** Start Data extract **
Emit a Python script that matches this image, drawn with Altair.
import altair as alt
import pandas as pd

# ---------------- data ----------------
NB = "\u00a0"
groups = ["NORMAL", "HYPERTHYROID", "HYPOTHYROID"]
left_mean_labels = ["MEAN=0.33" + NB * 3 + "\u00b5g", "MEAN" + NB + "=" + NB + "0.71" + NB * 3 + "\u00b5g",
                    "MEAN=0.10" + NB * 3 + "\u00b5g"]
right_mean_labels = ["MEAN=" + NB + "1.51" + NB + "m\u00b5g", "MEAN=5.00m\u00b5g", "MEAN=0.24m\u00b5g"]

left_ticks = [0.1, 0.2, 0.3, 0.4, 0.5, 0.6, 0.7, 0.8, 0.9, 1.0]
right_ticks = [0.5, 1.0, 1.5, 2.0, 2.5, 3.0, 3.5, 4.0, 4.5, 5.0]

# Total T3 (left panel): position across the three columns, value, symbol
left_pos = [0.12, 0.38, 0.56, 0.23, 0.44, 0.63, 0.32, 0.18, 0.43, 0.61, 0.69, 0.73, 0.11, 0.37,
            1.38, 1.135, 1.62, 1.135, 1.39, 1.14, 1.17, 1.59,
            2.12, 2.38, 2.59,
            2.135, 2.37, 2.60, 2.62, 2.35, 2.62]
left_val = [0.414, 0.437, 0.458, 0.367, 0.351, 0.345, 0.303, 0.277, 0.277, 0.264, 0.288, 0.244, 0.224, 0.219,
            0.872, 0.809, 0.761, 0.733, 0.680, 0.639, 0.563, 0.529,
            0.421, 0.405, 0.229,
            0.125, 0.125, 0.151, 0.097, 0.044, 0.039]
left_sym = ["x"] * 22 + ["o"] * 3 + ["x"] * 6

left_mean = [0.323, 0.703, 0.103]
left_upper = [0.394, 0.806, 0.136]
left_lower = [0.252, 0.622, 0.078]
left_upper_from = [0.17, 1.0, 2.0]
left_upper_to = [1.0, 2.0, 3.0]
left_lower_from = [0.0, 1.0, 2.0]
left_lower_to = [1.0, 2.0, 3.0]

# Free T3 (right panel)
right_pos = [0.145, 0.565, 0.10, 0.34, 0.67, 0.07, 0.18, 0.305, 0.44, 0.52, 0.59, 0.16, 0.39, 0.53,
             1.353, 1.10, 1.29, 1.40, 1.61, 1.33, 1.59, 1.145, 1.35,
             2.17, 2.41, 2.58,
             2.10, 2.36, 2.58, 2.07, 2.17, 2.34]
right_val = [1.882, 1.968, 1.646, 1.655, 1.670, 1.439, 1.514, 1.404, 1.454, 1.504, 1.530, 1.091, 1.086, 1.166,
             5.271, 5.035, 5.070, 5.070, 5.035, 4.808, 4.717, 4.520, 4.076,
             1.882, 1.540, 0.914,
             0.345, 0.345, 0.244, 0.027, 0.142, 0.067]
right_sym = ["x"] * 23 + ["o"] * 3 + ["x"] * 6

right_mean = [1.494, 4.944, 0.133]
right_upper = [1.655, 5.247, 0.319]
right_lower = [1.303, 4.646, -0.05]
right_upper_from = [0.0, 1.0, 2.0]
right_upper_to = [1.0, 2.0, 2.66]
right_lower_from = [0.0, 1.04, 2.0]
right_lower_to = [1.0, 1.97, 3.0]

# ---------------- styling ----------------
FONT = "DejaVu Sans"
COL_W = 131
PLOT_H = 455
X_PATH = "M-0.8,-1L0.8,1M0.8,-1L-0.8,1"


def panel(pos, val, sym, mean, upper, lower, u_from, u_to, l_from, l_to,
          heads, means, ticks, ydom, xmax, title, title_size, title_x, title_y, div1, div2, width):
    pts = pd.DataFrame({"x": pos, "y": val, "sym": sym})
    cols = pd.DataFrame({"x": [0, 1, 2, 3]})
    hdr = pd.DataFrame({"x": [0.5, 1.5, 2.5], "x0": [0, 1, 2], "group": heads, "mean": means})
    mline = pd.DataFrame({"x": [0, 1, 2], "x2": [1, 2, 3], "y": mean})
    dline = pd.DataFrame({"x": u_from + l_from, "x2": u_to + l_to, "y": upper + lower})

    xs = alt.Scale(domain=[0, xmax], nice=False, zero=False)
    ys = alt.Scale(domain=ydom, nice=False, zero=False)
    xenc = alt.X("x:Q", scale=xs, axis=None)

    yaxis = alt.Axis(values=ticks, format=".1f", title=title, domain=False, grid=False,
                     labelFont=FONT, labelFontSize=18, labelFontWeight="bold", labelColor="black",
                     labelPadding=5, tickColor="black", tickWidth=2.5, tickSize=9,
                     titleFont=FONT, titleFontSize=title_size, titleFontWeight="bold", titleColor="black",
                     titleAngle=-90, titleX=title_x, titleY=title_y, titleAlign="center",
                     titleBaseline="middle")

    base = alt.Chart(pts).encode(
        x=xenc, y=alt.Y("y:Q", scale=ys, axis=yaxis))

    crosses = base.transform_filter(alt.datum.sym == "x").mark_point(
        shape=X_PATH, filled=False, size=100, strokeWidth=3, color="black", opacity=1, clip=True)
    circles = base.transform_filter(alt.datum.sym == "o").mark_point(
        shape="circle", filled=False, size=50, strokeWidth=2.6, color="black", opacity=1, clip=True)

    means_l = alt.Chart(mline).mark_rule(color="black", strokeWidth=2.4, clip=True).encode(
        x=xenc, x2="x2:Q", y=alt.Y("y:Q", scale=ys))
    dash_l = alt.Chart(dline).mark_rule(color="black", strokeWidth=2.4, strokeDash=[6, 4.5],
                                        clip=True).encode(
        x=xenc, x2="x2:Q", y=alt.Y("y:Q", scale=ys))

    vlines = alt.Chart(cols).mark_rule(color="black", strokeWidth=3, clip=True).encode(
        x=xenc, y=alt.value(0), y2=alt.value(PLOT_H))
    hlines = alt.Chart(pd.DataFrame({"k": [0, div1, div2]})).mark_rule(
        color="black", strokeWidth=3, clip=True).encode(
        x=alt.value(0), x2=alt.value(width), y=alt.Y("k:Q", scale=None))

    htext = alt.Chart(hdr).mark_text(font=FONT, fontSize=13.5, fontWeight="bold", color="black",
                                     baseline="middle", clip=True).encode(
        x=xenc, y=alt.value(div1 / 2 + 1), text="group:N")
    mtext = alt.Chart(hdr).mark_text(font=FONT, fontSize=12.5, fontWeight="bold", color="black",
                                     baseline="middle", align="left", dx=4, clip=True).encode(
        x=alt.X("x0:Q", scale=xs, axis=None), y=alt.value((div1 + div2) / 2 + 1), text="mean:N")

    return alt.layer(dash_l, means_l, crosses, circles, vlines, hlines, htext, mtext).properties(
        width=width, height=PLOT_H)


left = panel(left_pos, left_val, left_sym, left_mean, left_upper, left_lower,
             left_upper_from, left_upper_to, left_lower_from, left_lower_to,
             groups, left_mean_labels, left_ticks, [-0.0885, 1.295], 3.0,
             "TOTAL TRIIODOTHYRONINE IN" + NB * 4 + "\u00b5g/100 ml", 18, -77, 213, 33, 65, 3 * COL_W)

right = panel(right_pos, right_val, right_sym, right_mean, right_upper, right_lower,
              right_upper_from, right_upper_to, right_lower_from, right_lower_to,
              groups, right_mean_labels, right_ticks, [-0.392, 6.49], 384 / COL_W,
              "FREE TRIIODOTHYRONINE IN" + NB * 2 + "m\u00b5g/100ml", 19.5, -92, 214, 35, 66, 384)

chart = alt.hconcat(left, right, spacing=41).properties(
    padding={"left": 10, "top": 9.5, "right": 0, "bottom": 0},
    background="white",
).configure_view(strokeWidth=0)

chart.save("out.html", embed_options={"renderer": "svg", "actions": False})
** End Data extract **
Given task: Repeat the listing above without any change.

Task response:
Emit a Python script that matches this image, drawn with Altair.
import altair as alt
import pandas as pd

# ---------------- data ----------------
NB = "\u00a0"
groups = ["NORMAL", "HYPERTHYROID", "HYPOTHYROID"]
left_mean_labels = ["MEAN=0.33" + NB * 3 + "\u00b5g", "MEAN" + NB + "=" + NB + "0.71" + NB * 3 + "\u00b5g",
                    "MEAN=0.10" + NB * 3 + "\u00b5g"]
right_mean_labels = ["MEAN=" + NB + "1.51" + NB + "m\u00b5g", "MEAN=5.00m\u00b5g", "MEAN=0.24m\u00b5g"]

left_ticks = [0.1, 0.2, 0.3, 0.4, 0.5, 0.6, 0.7, 0.8, 0.9, 1.0]
right_ticks = [0.5, 1.0, 1.5, 2.0, 2.5, 3.0, 3.5, 4.0, 4.5, 5.0]

# Total T3 (left panel): position across the three columns, value, symbol
left_pos = [0.12, 0.38, 0.56, 0.23, 0.44, 0.63, 0.32, 0.18, 0.43, 0.61, 0.69, 0.73, 0.11, 0.37,
            1.38, 1.135, 1.62, 1.135, 1.39, 1.14, 1.17, 1.59,
            2.12, 2.38, 2.59,
            2.135, 2.37, 2.60, 2.62, 2.35, 2.62]
left_val = [0.414, 0.437, 0.458, 0.367, 0.351, 0.345, 0.303, 0.277, 0.277, 0.264, 0.288, 0.244, 0.224, 0.219,
            0.872, 0.809, 0.761, 0.733, 0.680, 0.639, 0.563, 0.529,
            0.421, 0.405, 0.229,
            0.125, 0.125, 0.151, 0.097, 0.044, 0.039]
left_sym = ["x"] * 22 + ["o"] * 3 + ["x"] * 6

left_mean = [0.323, 0.703, 0.103]
left_upper = [0.394, 0.806, 0.136]
left_lower = [0.252, 0.622, 0.078]
left_upper_from = [0.17, 1.0, 2.0]
left_upper_to = [1.0, 2.0, 3.0]
left_lower_from = [0.0, 1.0, 2.0]
left_lower_to = [1.0, 2.0, 3.0]

# Free T3 (right panel)
right_pos = [0.145, 0.565, 0.10, 0.34, 0.67, 0.07, 0.18, 0.305, 0.44, 0.52, 0.59, 0.16, 0.39, 0.53,
             1.353, 1.10, 1.29, 1.40, 1.61, 1.33, 1.59, 1.145, 1.35,
             2.17, 2.41, 2.58,
             2.10, 2.36, 2.58, 2.07, 2.17, 2.34]
right_val = [1.882, 1.968, 1.646, 1.655, 1.670, 1.439, 1.514, 1.404, 1.454, 1.504, 1.530, 1.091, 1.086, 1.166,
             5.271, 5.035, 5.070, 5.070, 5.035, 4.808, 4.717, 4.520, 4.076,
             1.882, 1.540, 0.914,
             0.345, 0.345, 0.244, 0.027, 0.142, 0.067]
right_sym = ["x"] * 23 + ["o"] * 3 + ["x"] * 6

right_mean = [1.494, 4.944, 0.133]
right_upper = [1.655, 5.247, 0.319]
right_lower = [1.303, 4.646, -0.05]
right_upper_from = [0.0, 1.0, 2.0]
right_upper_to = [1.0, 2.0, 2.66]
right_lower_from = [0.0, 1.04, 2.0]
right_lower_to = [1.0, 1.97, 3.0]

# ---------------- styling ----------------
FONT = "DejaVu Sans"
COL_W = 131
PLOT_H = 455
X_PATH = "M-0.8,-1L0.8,1M0.8,-1L-0.8,1"


def panel(pos, val, sym, mean, upper, lower, u_from, u_to, l_from, l_to,
          heads, means, ticks, ydom, xmax, title, title_size, title_x, title_y, div1, div2, width):
    pts = pd.DataFrame({"x": pos, "y": val, "sym": sym})
    cols = pd.DataFrame({"x": [0, 1, 2, 3]})
    hdr = pd.DataFrame({"x": [0.5, 1.5, 2.5], "x0": [0, 1, 2], "group": heads, "mean": means})
    mline = pd.DataFrame({"x": [0, 1, 2], "x2": [1, 2, 3], "y": mean})
    dline = pd.DataFrame({"x": u_from + l_from, "x2": u_to + l_to, "y": upper + lower})

    xs = alt.Scale(domain=[0, xmax], nice=False, zero=False)
    ys = alt.Scale(domain=ydom, nice=False, zero=False)
    xenc = alt.X("x:Q", scale=xs, axis=None)

    yaxis = alt.Axis(values=ticks, format=".1f", title=title, domain=False, grid=False,
                     labelFont=FONT, labelFontSize=18, labelFontWeight="bold", labelColor="black",
                     labelPadding=5, tickColor="black", tickWidth=2.5, tickSize=9,
                     titleFont=FONT, titleFontSize=title_size, titleFontWeight="bold", titleColor="black",
                     titleAngle=-90, titleX=title_x, titleY=title_y, titleAlign="center",
                     titleBaseline="middle")

    base = alt.Chart(pts).encode(
        x=xenc, y=alt.Y("y:Q", scale=ys, axis=yaxis))

    crosses = base.transform_filter(alt.datum.sym == "x").mark_point(
        shape=X_PATH, filled=False, size=100, strokeWidth=3, color="black", opacity=1, clip=True)
    circles = base.transform_filter(alt.datum.sym == "o").mark_point(
        shape="circle", filled=False, size=50, strokeWidth=2.6, color="black", opacity=1, clip=True)

    means_l = alt.Chart(mline).mark_rule(color="black", strokeWidth=2.4, clip=True).encode(
        x=xenc, x2="x2:Q", y=alt.Y("y:Q", scale=ys))
    dash_l = alt.Chart(dline).mark_rule(color="black", strokeWidth=2.4, strokeDash=[6, 4.5],
                                        clip=True).encode(
        x=xenc, x2="x2:Q", y=alt.Y("y:Q", scale=ys))

    vlines = alt.Chart(cols).mark_rule(color="black", strokeWidth=3, clip=True).encode(
        x=xenc, y=alt.value(0), y2=alt.value(PLOT_H))
    hlines = alt.Chart(pd.DataFrame({"k": [0, div1, div2]})).mark_rule(
        color="black", strokeWidth=3, clip=True).encode(
        x=alt.value(0), x2=alt.value(width), y=alt.Y("k:Q", scale=None))

    htext = alt.Chart(hdr).mark_text(font=FONT, fontSize=13.5, fontWeight="bold", color="black",
                                     baseline="middle", clip=True).encode(
        x=xenc, y=alt.value(div1 / 2 + 1), text="group:N")
    mtext = alt.Chart(hdr).mark_text(font=FONT, fontSize=12.5, fontWeight="bold", color="black",
                                     baseline="middle", align="left", dx=4, clip=True).encode(
        x=alt.X("x0:Q", scale=xs, axis=None), y=alt.value((div1 + div2) / 2 + 1), text="mean:N")

    return alt.layer(dash_l, means_l, crosses, circles, vlines, hlines, htext, mtext).properties(
        width=width, height=PLOT_H)


left = panel(left_pos, left_val, left_sym, left_mean, left_upper, left_lower,
             left_upper_from, left_upper_to, left_lower_from, left_lower_to,
             groups, left_mean_labels, left_ticks, [-0.0885, 1.295], 3.0,
             "TOTAL TRIIODOTHYRONINE IN" + NB * 4 + "\u00b5g/100 ml", 18, -77, 213, 33, 65, 3 * COL_W)

right = panel(right_pos, right_val, right_sym, right_mean, right_upper, right_lower,
              right_upper_from, right_upper_to, right_lower_from, right_lower_to,
              groups, right_mean_labels, right_ticks, [-0.392, 6.49], 384 / COL_W,
              "FREE TRIIODOTHYRONINE IN" + NB * 2 + "m\u00b5g/100ml", 19.5, -92, 214, 35, 66, 384)

chart = alt.hconcat(left, right, spacing=41).properties(
    padding={"left": 10, "top": 9.5, "right": 0, "bottom": 0},
    background="white",
).configure_view(strokeWidth=0)

chart.save("out.html", embed_options={"renderer": "svg", "actions": False})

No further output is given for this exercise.